- Born: July 10, 1925 Morristown, New Jersey, U.S.
- Died: October 12, 2015 (aged 90) Salt Lake City, Utah, U.S.
- Occupations: Visual artist, architect
- Spouse: Robert Bliss (1947–2015)

= Anna Campbell Bliss =

American painter and architect

Anna Campbell Bliss (July 10, 1925 – October 12, 2015) was an American visual artist and architect. Her trademark artwork blends color, lights, mathematics, movement, science and technology. A modernist artist, Bliss, who was a pioneer of early computer generated art during the 1960s, was one of the first artists to utilize computer technology in her artwork. Examples of her work are included in the collections of the Art Institute of Chicago, the Cliff Lodge in Alta, the J. Willard Marriott Library, the Metropolitan Museum of Art, the Utah Museum of Contemporary Art, Southern Utah Museum of Art, and the Utah Museum of Fine Arts. She also designed houses with her husband, architect and professor Robert Bliss, through their architectural practice, Bliss & Campbell Architects.

Bliss was based in Salt Lake City for much of her career. Some of her largest and best known work can be found throughout Salt Lake City and the surrounding region, including her first public commission, "Windows", a 30-foot mural composed of squares which was installed from 1989 to 1990 at the former date processing center at the Utah State Capitol; "Light of Grace", a stained glass wall of windows installed at Saint Thomas More Catholic Church in Sandy, Utah, in 1993; and "Extended Vision", installed from 2001 to 2003, a series of screenprinted and etched plates which are on display in the lobby of the Cowles Mathematics Building at the University of Utah. One of Bliss' major art commissions included "Discoverers," a mural recalling the topography of Salt Lake City, which was officially unveiled in Concourse E of Salt Lake City International Airport in 1996. During the creation of "Discoverers," tested the attitudes of socially conservative Utah by including nudes in the mural. However, as she later explained in a 2012 interview, ""I included nudes in a minor way, just to establish a relationship between the ideas and people...Because of local attitudes, I couldn't have the nudes." Instead, she added computer generated figures to the airport's mural at the suggestion of one of her assistants.

==Biography==
Bliss was born Anna Campbell in Morristown, New Jersey, on July 10, 1925. She attended Wellesley College, where she received her bachelor's degree in art history and mathematics in 1946. In 1950, Campbell completed a master's degree in architecture from Harvard University. She, who was influenced by Bauhaus, also studied art theory under György Kepes at M.I.T. and later became a student of Josef Albers through a workshop in Minnesota. She also studied engineering at New York University.
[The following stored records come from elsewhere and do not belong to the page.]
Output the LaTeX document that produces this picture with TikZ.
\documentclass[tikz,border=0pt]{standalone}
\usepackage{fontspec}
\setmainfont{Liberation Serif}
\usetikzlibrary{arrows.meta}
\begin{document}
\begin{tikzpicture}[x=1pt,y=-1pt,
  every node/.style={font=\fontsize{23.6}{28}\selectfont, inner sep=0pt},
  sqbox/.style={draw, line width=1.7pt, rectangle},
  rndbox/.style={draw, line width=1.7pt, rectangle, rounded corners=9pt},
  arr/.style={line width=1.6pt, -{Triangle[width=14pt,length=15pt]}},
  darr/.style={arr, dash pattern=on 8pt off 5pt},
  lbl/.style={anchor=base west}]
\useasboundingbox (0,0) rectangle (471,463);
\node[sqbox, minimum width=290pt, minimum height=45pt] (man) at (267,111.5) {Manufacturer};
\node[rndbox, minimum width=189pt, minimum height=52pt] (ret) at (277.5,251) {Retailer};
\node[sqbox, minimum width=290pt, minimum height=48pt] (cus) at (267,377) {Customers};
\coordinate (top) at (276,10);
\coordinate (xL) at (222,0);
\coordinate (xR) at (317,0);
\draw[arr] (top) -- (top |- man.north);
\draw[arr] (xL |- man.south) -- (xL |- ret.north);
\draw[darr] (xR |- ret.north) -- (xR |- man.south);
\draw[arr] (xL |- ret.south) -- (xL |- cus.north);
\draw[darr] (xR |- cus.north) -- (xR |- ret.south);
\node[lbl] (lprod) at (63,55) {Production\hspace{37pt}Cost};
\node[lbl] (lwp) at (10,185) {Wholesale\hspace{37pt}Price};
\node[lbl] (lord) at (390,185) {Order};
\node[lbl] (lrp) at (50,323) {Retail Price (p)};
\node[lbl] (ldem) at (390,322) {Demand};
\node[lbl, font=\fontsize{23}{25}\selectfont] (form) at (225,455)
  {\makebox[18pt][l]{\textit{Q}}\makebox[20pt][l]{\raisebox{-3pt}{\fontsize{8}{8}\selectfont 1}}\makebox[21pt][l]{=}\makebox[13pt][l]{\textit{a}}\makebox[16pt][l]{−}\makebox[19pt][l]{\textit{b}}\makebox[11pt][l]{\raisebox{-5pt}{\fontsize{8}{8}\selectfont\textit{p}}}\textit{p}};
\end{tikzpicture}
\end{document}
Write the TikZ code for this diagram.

Campbell, who was 22-years old at the time, met her future husband, Robert Bliss, who was 26, at a dinner party in 1947. They married after just three months together and remained together 68 years. They traveled throughout Europe after their wedding. Robert Bliss was hired as an architecture teacher in Minnesota in 1954. The couple soon established their own architectural firm, Bliss & Campbell Architects. Together, Anna Campbell Bliss and her husband designed residential homes which incorporated their natural surroundings.

Robert Bliss applied, and was hired, as the dean of the Department of Architecture at the University of Utah, now called the College of Architecture + Planning, in 1963. He served as dean from 1963 until 1986, which necessitated a move from Minnesota to Utah. Anna Campbell Bliss initially disliked her relocation to Utah, telling the Salt Lake Tribune in 2012, "I was very involved with the Walker [Art Center] and Minneapolis' art scene. I didn't find that degree of stimulation in the art world here." To combat this, Bliss enrolled in screen printing and computer programming courses and studied movement and dance at the Utah Repertory Dance Theatre to find inspiration. She incorporated these influences into her work.

Bliss began to lose her eyesight to macular degeneration during the 2000s. She regained her sight through a series of eye injections administered every six weeks for a six-month period at the Moran Eye Center at the University of Utah.

Filmmaker Cid Collins Walker, a Utah-based near Washington D.C., produced and directed a 2010 documentary focusing on Bliss' life and career called "Arc of Light: A Portrait of Anna Campbell Bliss."

Anna Campbell Bliss died at her home in Salt Lake City on October 12, 2015, at the age of 90. She was survived by her husband of 68 years, Robert Bliss. Her funeral was held at the Cathedral of the Madeleine.